Here is a sampling of the projects under construction or on the drawings boards that we’ve been a part of to date:

The future location of Butcher and Bee promises to be a fun and innovative space with unique custom designed benches and lounge space in the courtyard of cobblestone.  Meadows of native grasses and perennials will surround the space and the renovated building designed by David Thompson.  Custom bike racks ensure locals who want to leave their cars behind can, and renovated sidewalks make it easy on pedestrians.  This is sure to be a great new hot spot just steps away from Edmund’s Oast and the offices of Half-Mile North.

Custom Benches Under Construction in the cobblestone courtyard.

Lewis BBQ is just south of Half-Mile North and should be opening soon.  Located on the site of an existing building, the new structure occupies the same footprint, but The Middleton Group has transformed it into an open and airy space. A new courtyard and custom details such as a steel cabinet to hold the wood for the smokers will create a great space for hanging out at lunch or dinner.


The proposed Apartments at Romney Street on the former site of Charleston Steel and Metal is being developed by Middle Street Partners and will add a great influx of residents to this area.  With a nod to the former use, the design is trending towards an industrial/garden aesthetic.
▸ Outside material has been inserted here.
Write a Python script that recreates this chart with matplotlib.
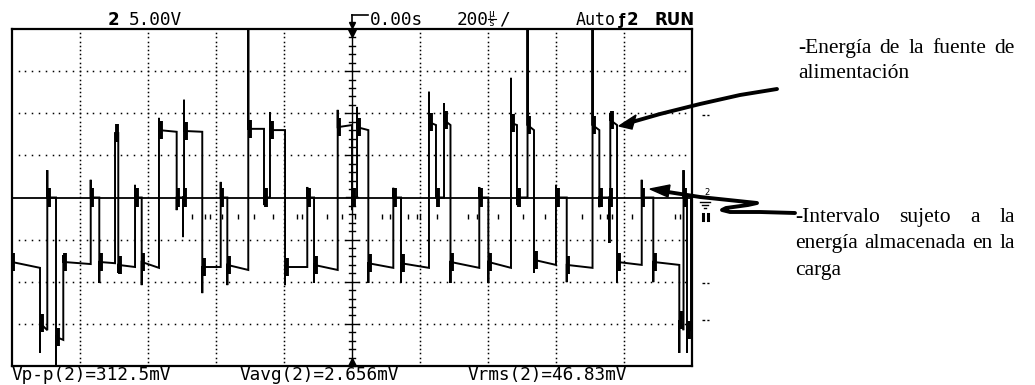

Last, but certainly not least, Pacific Box and Crate is planned for an existing site on Upper King Street.  The developers of Half-Mile North, Raven Cliff Co. saw the potential of this space and have a vision for a mixed use campus. It will utilize and renovate the existing Dixie Box and Crate warehouse and add two new buildings with green space and courtyards between them.  It will house office space and a new, innovative dining concept.  It is sure to be a huge draw to this area for entertainment and work and our plans include sustainable design elements such as rain gardens, permeable paving in the courtyards and an innovative design concept unique for this area.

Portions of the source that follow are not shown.